Goal: Give the listing again in full, exactly as written.

Information supplied:
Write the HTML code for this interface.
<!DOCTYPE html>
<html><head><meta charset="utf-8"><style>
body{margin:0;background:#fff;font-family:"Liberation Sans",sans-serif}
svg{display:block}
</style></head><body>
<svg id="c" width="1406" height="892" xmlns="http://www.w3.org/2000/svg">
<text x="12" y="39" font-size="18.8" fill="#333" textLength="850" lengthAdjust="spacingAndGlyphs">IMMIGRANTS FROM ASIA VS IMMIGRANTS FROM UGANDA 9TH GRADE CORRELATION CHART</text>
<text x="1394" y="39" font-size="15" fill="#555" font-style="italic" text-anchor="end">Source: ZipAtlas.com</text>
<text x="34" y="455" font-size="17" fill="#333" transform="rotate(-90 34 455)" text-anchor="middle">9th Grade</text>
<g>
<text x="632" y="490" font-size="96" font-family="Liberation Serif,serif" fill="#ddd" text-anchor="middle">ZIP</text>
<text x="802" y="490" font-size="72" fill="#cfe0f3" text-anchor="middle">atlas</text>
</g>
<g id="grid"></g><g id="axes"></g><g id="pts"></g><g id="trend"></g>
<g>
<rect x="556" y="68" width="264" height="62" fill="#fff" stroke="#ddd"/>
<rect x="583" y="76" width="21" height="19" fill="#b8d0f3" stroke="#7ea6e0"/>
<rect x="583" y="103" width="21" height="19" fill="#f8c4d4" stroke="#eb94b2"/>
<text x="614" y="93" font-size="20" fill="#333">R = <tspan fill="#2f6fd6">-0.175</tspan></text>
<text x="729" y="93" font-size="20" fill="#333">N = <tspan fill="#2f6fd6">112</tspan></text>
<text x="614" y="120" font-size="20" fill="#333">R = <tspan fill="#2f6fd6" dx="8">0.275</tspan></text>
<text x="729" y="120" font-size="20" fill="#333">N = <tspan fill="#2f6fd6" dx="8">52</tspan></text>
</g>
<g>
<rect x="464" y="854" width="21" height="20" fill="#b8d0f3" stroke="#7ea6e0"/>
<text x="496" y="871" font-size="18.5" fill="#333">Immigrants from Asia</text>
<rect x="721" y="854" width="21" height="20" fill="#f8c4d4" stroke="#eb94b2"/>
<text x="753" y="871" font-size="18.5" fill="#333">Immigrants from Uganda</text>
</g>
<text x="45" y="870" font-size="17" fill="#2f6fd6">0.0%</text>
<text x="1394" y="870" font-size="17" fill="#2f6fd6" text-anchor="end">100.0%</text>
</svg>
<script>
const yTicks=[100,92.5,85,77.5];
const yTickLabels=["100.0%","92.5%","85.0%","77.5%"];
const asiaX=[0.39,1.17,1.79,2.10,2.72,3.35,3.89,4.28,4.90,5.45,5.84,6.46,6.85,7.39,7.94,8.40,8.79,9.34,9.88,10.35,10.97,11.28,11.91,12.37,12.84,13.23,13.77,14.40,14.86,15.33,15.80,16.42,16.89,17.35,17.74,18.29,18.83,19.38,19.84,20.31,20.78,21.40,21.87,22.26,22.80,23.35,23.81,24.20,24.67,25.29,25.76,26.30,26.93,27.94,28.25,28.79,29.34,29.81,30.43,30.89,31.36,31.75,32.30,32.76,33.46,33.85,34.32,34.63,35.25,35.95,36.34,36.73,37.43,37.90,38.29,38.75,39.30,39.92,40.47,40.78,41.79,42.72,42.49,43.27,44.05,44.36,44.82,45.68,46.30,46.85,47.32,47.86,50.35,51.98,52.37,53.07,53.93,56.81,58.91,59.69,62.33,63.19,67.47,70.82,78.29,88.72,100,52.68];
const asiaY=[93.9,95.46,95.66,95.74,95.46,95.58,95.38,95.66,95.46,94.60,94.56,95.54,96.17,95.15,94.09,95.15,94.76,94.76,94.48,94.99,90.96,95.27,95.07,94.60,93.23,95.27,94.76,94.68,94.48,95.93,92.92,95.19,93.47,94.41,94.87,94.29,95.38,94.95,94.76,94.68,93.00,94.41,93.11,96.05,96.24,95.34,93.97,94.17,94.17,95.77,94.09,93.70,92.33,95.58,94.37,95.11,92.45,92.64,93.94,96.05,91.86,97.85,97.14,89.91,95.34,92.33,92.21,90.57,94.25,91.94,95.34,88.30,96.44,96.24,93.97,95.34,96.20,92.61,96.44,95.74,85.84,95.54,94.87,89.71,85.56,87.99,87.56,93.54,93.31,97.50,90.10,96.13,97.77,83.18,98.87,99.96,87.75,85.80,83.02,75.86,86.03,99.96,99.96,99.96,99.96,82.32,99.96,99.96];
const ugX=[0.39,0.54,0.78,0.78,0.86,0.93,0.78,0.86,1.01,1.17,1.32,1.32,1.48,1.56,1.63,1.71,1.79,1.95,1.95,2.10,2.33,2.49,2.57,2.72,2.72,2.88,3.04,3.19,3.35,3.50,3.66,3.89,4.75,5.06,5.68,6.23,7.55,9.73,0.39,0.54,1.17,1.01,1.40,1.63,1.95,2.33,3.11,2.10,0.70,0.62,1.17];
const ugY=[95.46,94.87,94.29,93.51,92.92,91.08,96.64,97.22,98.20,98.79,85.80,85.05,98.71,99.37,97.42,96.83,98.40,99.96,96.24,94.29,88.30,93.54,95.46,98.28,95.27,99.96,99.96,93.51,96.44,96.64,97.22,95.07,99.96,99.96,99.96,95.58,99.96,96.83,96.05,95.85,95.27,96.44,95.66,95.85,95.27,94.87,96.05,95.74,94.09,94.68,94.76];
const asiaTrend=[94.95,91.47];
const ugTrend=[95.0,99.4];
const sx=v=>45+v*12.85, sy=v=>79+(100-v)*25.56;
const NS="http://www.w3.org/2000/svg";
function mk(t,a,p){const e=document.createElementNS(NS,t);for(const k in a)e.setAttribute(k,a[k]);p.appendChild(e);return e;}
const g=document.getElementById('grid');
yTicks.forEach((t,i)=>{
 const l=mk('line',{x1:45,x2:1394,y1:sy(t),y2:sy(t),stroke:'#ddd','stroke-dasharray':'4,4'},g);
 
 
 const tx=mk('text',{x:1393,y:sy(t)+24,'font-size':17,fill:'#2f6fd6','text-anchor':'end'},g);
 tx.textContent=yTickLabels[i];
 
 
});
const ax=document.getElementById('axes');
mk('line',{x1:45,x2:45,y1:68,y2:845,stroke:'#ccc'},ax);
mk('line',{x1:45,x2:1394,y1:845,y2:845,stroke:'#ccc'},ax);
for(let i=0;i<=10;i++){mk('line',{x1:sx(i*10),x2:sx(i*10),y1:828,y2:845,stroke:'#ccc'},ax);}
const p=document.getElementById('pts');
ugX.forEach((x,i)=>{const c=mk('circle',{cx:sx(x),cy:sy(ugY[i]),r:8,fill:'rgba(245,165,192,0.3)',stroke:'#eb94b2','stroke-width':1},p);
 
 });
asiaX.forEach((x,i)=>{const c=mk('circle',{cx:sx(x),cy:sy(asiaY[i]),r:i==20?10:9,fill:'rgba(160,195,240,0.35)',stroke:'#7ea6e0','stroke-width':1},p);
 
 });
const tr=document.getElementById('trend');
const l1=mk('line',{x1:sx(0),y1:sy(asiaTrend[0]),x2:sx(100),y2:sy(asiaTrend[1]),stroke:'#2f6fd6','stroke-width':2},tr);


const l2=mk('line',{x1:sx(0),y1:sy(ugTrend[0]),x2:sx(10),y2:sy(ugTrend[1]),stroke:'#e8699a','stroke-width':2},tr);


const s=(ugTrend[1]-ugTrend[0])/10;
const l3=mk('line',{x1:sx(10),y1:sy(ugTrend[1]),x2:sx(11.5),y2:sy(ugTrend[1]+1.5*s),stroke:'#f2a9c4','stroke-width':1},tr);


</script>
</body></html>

Solution for this task:
Write the HTML code for this interface.
<!DOCTYPE html>
<html><head><meta charset="utf-8"><style>
body{margin:0;background:#fff;font-family:"Liberation Sans",sans-serif}
svg{display:block}
</style></head><body>
<svg id="c" width="1406" height="892" xmlns="http://www.w3.org/2000/svg">
<text x="12" y="39" font-size="18.8" fill="#333" textLength="850" lengthAdjust="spacingAndGlyphs">IMMIGRANTS FROM ASIA VS IMMIGRANTS FROM UGANDA 9TH GRADE CORRELATION CHART</text>
<text x="1394" y="39" font-size="15" fill="#555" font-style="italic" text-anchor="end">Source: ZipAtlas.com</text>
<text x="34" y="455" font-size="17" fill="#333" transform="rotate(-90 34 455)" text-anchor="middle">9th Grade</text>
<g>
<text x="632" y="490" font-size="96" font-family="Liberation Serif,serif" fill="#ddd" text-anchor="middle">ZIP</text>
<text x="802" y="490" font-size="72" fill="#cfe0f3" text-anchor="middle">atlas</text>
</g>
<g id="grid"></g><g id="axes"></g><g id="pts"></g><g id="trend"></g>
<g>
<rect x="556" y="68" width="264" height="62" fill="#fff" stroke="#ddd"/>
<rect x="583" y="76" width="21" height="19" fill="#b8d0f3" stroke="#7ea6e0"/>
<rect x="583" y="103" width="21" height="19" fill="#f8c4d4" stroke="#eb94b2"/>
<text x="614" y="93" font-size="20" fill="#333">R = <tspan fill="#2f6fd6">-0.175</tspan></text>
<text x="729" y="93" font-size="20" fill="#333">N = <tspan fill="#2f6fd6">112</tspan></text>
<text x="614" y="120" font-size="20" fill="#333">R = <tspan fill="#2f6fd6" dx="8">0.275</tspan></text>
<text x="729" y="120" font-size="20" fill="#333">N = <tspan fill="#2f6fd6" dx="8">52</tspan></text>
</g>
<g>
<rect x="464" y="854" width="21" height="20" fill="#b8d0f3" stroke="#7ea6e0"/>
<text x="496" y="871" font-size="18.5" fill="#333">Immigrants from Asia</text>
<rect x="721" y="854" width="21" height="20" fill="#f8c4d4" stroke="#eb94b2"/>
<text x="753" y="871" font-size="18.5" fill="#333">Immigrants from Uganda</text>
</g>
<text x="45" y="870" font-size="17" fill="#2f6fd6">0.0%</text>
<text x="1394" y="870" font-size="17" fill="#2f6fd6" text-anchor="end">100.0%</text>
</svg>
<script>
const yTicks=[100,92.5,85,77.5];
const yTickLabels=["100.0%","92.5%","85.0%","77.5%"];
const asiaX=[0.39,1.17,1.79,2.10,2.72,3.35,3.89,4.28,4.90,5.45,5.84,6.46,6.85,7.39,7.94,8.40,8.79,9.34,9.88,10.35,10.97,11.28,11.91,12.37,12.84,13.23,13.77,14.40,14.86,15.33,15.80,16.42,16.89,17.35,17.74,18.29,18.83,19.38,19.84,20.31,20.78,21.40,21.87,22.26,22.80,23.35,23.81,24.20,24.67,25.29,25.76,26.30,26.93,27.94,28.25,28.79,29.34,29.81,30.43,30.89,31.36,31.75,32.30,32.76,33.46,33.85,34.32,34.63,35.25,35.95,36.34,36.73,37.43,37.90,38.29,38.75,39.30,39.92,40.47,40.78,41.79,42.72,42.49,43.27,44.05,44.36,44.82,45.68,46.30,46.85,47.32,47.86,50.35,51.98,52.37,53.07,53.93,56.81,58.91,59.69,62.33,63.19,67.47,70.82,78.29,88.72,100,52.68];
const asiaY=[93.9,95.46,95.66,95.74,95.46,95.58,95.38,95.66,95.46,94.60,94.56,95.54,96.17,95.15,94.09,95.15,94.76,94.76,94.48,94.99,90.96,95.27,95.07,94.60,93.23,95.27,94.76,94.68,94.48,95.93,92.92,95.19,93.47,94.41,94.87,94.29,95.38,94.95,94.76,94.68,93.00,94.41,93.11,96.05,96.24,95.34,93.97,94.17,94.17,95.77,94.09,93.70,92.33,95.58,94.37,95.11,92.45,92.64,93.94,96.05,91.86,97.85,97.14,89.91,95.34,92.33,92.21,90.57,94.25,91.94,95.34,88.30,96.44,96.24,93.97,95.34,96.20,92.61,96.44,95.74,85.84,95.54,94.87,89.71,85.56,87.99,87.56,93.54,93.31,97.50,90.10,96.13,97.77,83.18,98.87,99.96,87.75,85.80,83.02,75.86,86.03,99.96,99.96,99.96,99.96,82.32,99.96,99.96];
const ugX=[0.39,0.54,0.78,0.78,0.86,0.93,0.78,0.86,1.01,1.17,1.32,1.32,1.48,1.56,1.63,1.71,1.79,1.95,1.95,2.10,2.33,2.49,2.57,2.72,2.72,2.88,3.04,3.19,3.35,3.50,3.66,3.89,4.75,5.06,5.68,6.23,7.55,9.73,0.39,0.54,1.17,1.01,1.40,1.63,1.95,2.33,3.11,2.10,0.70,0.62,1.17];
const ugY=[95.46,94.87,94.29,93.51,92.92,91.08,96.64,97.22,98.20,98.79,85.80,85.05,98.71,99.37,97.42,96.83,98.40,99.96,96.24,94.29,88.30,93.54,95.46,98.28,95.27,99.96,99.96,93.51,96.44,96.64,97.22,95.07,99.96,99.96,99.96,95.58,99.96,96.83,96.05,95.85,95.27,96.44,95.66,95.85,95.27,94.87,96.05,95.74,94.09,94.68,94.76];
const asiaTrend=[94.95,91.47];
const ugTrend=[95.0,99.4];
const sx=v=>45+v*12.85, sy=v=>79+(100-v)*25.56;
const NS="http://www.w3.org/2000/svg";
function mk(t,a,p){const e=document.createElementNS(NS,t);for(const k in a)e.setAttribute(k,a[k]);p.appendChild(e);return e;}
const g=document.getElementById('grid');
yTicks.forEach((t,i)=>{
 const l=mk('line',{x1:45,x2:1394,y1:sy(t),y2:sy(t),stroke:'#ddd','stroke-dasharray':'4,4'},g);
 
 
 const tx=mk('text',{x:1393,y:sy(t)+24,'font-size':17,fill:'#2f6fd6','text-anchor':'end'},g);
 tx.textContent=yTickLabels[i];
 
 
});
const ax=document.getElementById('axes');
mk('line',{x1:45,x2:45,y1:68,y2:845,stroke:'#ccc'},ax);
mk('line',{x1:45,x2:1394,y1:845,y2:845,stroke:'#ccc'},ax);
for(let i=0;i<=10;i++){mk('line',{x1:sx(i*10),x2:sx(i*10),y1:828,y2:845,stroke:'#ccc'},ax);}
const p=document.getElementById('pts');
ugX.forEach((x,i)=>{const c=mk('circle',{cx:sx(x),cy:sy(ugY[i]),r:8,fill:'rgba(245,165,192,0.3)',stroke:'#eb94b2','stroke-width':1},p);
 
 });
asiaX.forEach((x,i)=>{const c=mk('circle',{cx:sx(x),cy:sy(asiaY[i]),r:i==20?10:9,fill:'rgba(160,195,240,0.35)',stroke:'#7ea6e0','stroke-width':1},p);
 
 });
const tr=document.getElementById('trend');
const l1=mk('line',{x1:sx(0),y1:sy(asiaTrend[0]),x2:sx(100),y2:sy(asiaTrend[1]),stroke:'#2f6fd6','stroke-width':2},tr);


const l2=mk('line',{x1:sx(0),y1:sy(ugTrend[0]),x2:sx(10),y2:sy(ugTrend[1]),stroke:'#e8699a','stroke-width':2},tr);


const s=(ugTrend[1]-ugTrend[0])/10;
const l3=mk('line',{x1:sx(10),y1:sy(ugTrend[1]),x2:sx(11.5),y2:sy(ugTrend[1]+1.5*s),stroke:'#f2a9c4','stroke-width':1},tr);


</script>
</body></html>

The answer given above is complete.